Application Options and Deadlines
Early Decision and Early Action
Early Decision – Phase I
Applying early decision (ED) plans is for students (1) who are positive that they want to attend a certain school and (2) whose academic profiles meet that of the college. By applying ED, you aresigning a binding contract and making a commitment to one school. If you are accepted, you are obligated to attend the school. You MAY NOT apply to more than one college under the early decision plan. The deadlines for completing early decision applications are in the fall of your senior year, usually no later than November 15. The college will usually notify you of its decision before December 15.
Early Decision – Phase II
Early decision phase II is for students who arrive at a final college choice after the early decision phase I deadline or for those students who wish to have their senior year first semester grades included in their applications. Like ED phase I, you are signing a binding contract and making a commitment to one school. If you are accepted, you are obligated to attend the school. The application deadline for ED phase II is usually in January. The college will usually notify you of its decision sometime in February.
Early action plans are similar to early decision plans in that you can learn early in the admission cycle whether a college has accepted you. Unlike early decision plans, most early action plans are not binding, meaning you are not committing to a college to which you've applied for early action. Some colleges have single-choice or restrictive early action, meaning you are not allowed to apply to other colleges under an early plan.
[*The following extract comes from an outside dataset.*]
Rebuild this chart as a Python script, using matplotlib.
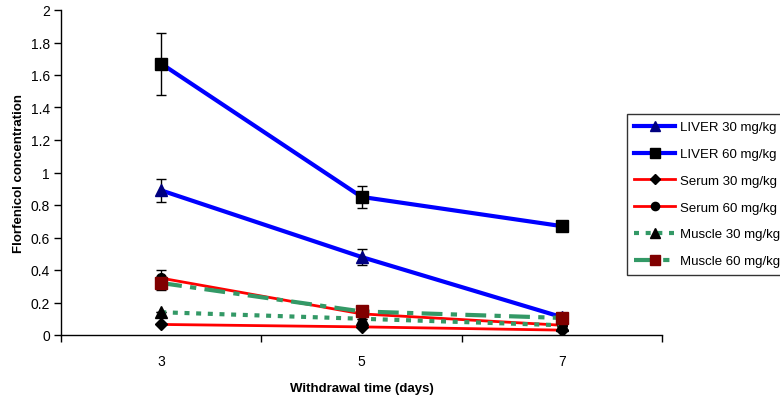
import matplotlib
matplotlib.use("Agg")
import matplotlib.pyplot as plt
import numpy as np

plt.rcParams['font.family'] = ['Liberation Sans', 'DejaVu Sans']

days = ["3", "5", "7"]
liver30 = [0.89, 0.48, 0.11]
liver30_err = [0.07, 0.05, 0.01]
liver60 = [1.67, 0.85, 0.67]
liver60_err = [0.19, 0.07, 0.03]
serum30 = [0.065, 0.05, 0.03]
serum30_err = [0.0, 0.0, 0.0]
serum60 = [0.35, 0.13, 0.06]
serum60_err = [0.05, 0.0, 0.0]
muscle30 = [0.14, 0.10, 0.06]
muscle30_err = [0.0, 0.0, 0.0]
muscle60 = [0.32, 0.145, 0.105]
muscle60_err = [0.04, 0.0, 0.0]

fig = plt.figure(figsize=(7.8, 4.02), dpi=100)
ax = fig.add_axes([61/780, 66/402, 601/780, 325/402])
x = np.arange(len(days))

series = [
    ("LIVER 30 mg/kg", liver30, liver30_err, dict(color="#0000FF", lw=3, ls="-", marker="^", mfc="#000080", mec="#000080", ms=8)),
    ("LIVER 60 mg/kg", liver60, liver60_err, dict(color="#0000FF", lw=3, ls="-", marker="s", mfc="black", mec="black", ms=8)),
    ("Serum 30 mg/kg", serum30, serum30_err, dict(color="#FF0000", lw=2, ls="-", marker="D", mfc="black", mec="black", ms=6)),
    ("Serum 60 mg/kg", serum60, serum60_err, dict(color="#FF0000", lw=2, ls="-", marker="o", mfc="black", mec="black", ms=7)),
    ("Muscle 30 mg/kg", muscle30, muscle30_err, dict(color="#339966", lw=3, ls=(0, (1.2, 1.6)), marker="^", mfc="black", mec="black", ms=8)),
    ("Muscle 60 mg/kg", muscle60, muscle60_err, dict(color="#339966", lw=3, ls=(0, (5, 2, 1.5, 2)), marker="s", mfc="#800000", mec="#800000", ms=8)),
]

handles = []
for label, vals, errs, st in series:
    ax.errorbar(x, vals, yerr=errs, fmt="none", ecolor="black", elinewidth=1, capsize=3.5, capthick=1)
    ln, = ax.plot(x, vals, label=label, **st)
    handles.append(ln)

ax.set_xlim(-0.5, 2.5)
ax.set_ylim(0, 2)
ax.set_yticks(np.arange(0, 2.01, 0.2))
ax.set_yticklabels(["0", "0.2", "0.4", "0.6", "0.8", "1", "1.2", "1.4", "1.6", "1.8", "2"])
ax.set_xticks([-0.5, 0.5, 1.5, 2.5])
ax.set_xticklabels([])
ax.set_xticks(x, minor=True)
ax.set_xticklabels(days, minor=True)
ax.tick_params(axis='x', which='minor', length=0, pad=14, labelsize=10)
ax.tick_params(axis='x', which='major', length=5, direction='out', width=1)
ax.tick_params(axis='y', length=5, direction='out', labelsize=10, pad=3, width=1)
for s in ["top", "right"]:
    ax.spines[s].set_visible(False)
for s in ["left", "bottom"]:
    ax.spines[s].set_linewidth(1)
ax.set_xlabel("Withdrawal time (days)", fontsize=9.5, fontweight="bold", labelpad=10)
ax.set_ylabel("Florfenicol concentration", fontsize=9.5, fontweight="bold", labelpad=4)

leg = fig.legend(handles=handles, loc="upper left", bbox_to_anchor=(627/780, 1 - 115/402), fontsize=9.5,
                 frameon=True, fancybox=False, edgecolor="black", handlelength=3.1,
                 labelspacing=1.1, borderpad=0.55, handletextpad=0.4, borderaxespad=0, markerscale=0.85)
leg.get_frame().set_linewidth(1)

fig.savefig("out.png", dpi=100)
Colleges will respond to an early application in one of three ways: acceptance, rejection, or deferred to regular decision. If you are denied admission, you may not reapply to that institution through regular decision.
"To find out if early decision would benefit you, ask the admission staff two important questions: first, what proportion of the class is admitted early; second, what percentage of the early applicants are admitted versus [the percentage of] regular applicants," says Robert Massa, former vice president for enrollment and student life at Dickinson College (PA). "The higher the first numbers are versus the second, the better your chances are of being admitted if you apply early decision."
Colleges that offer rolling admissions continuously evaluate applicants and notify the applicants regarding acceptance on an ongoing basis. Rolling applications should be submitted by October 1, for your best chance of acceptance.
Most colleges require that applications for regular admissions be mailed by December 31. Check the websites of the specific colleges you select to obtain their deadlines. Most colleges will inform you of their decision by April 1 and require that you make your decision about whether to matriculate by May 1.